The Federal Trade Commission (FTC) has announced that it is taking action against twelve businesses in the US who have been falsely claiming adherence to the framework known as Safe Harbor.
Safe Harbor allows for the free transfer of personal information for commercial purposes from companies in the EU to companies in the US that have signed up to Safe Harbor. Due to the substantial differences in privacy regimes in the EU and US without the Safe Harbor arrangement in place the transfer of personal information would be impossible.
The 12 Companies claimed they held up to date certifications under US-EU Safe Harbor Framework and in 3 of the companies’ cases they claimed certifications under the US-Swiss Safe Harbor Framework.
The FTC Chairwomen Edith Ramirez said “enforcement of the US–EU Safe Harbor Framework is a Commission priority. These 12 cases help ensure the integrity of the framework and send the signal to companies they cannot falsely claim participation in the programme.”
The companies involved have agreed to settle the charges. The consent agreement packages containing the proposed consent orders will be subject to public comment for 30 days from 21 January 2014 to 20 February 2014, after which the Commission will decide whether the proposed agreements will be final. Each violation of the final order can result in a penalty of up to $16,000.
The actions against the 12 companies come at a crucial time in terms of the future of the Safe Harbour Framework. In November 2013 the European Commission issued 13 recommendations to improve the enforcement and adequacy of Safe Harbor to rebuild trust in the US-EU data flow including recommendations that the FTC should subject a proportion of Safe Harbor companies to ex offico investigations. More recently, the Civil Liberties, Justice and Home Affairs Committee (LIBE) of the European Parliament released on 8 January 2014 its Draft Report on mass surveillance which called for the immediate suspension of data flows. The Report stated that “trust has been profoundly shaken and in order to rebuild trust in all these dimensions a comprehensive plan is urgently required.”
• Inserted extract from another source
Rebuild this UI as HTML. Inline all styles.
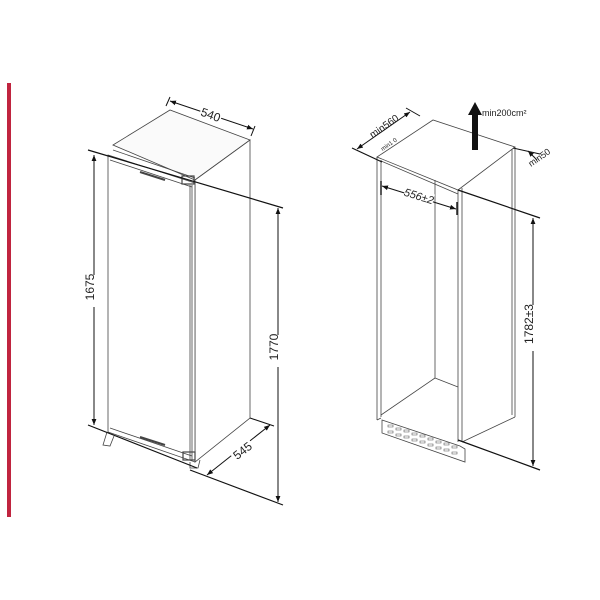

The Vice-President of the European Commission Viviane Reding in a press release dated 15 January 2014 noted that “as a result of the lack of transparency and enforcement on the US side, some companies do not, in practice comply with the scheme. This has a negative impact on individual’s rights and it may create an unfair competitive advantage for those companies in relation to European Countries operating in the same market.”
Due to the current anxiety surrounding the Safe Harbor Framework the action against the 12 companies may be seen as a gesture on the part of the US Government to reassure the EU that it is fully committed to privacy and upholding the terms of the agreement.
Whilst it is not the first time the FTC has taken enforcement action, such action have been limited to a total of 10 cases in the last 4 years and companies in the EU, that are relying on their US counterparts to be certified under Safe Harbor may wish to keep Ms Reding’s comments in mind.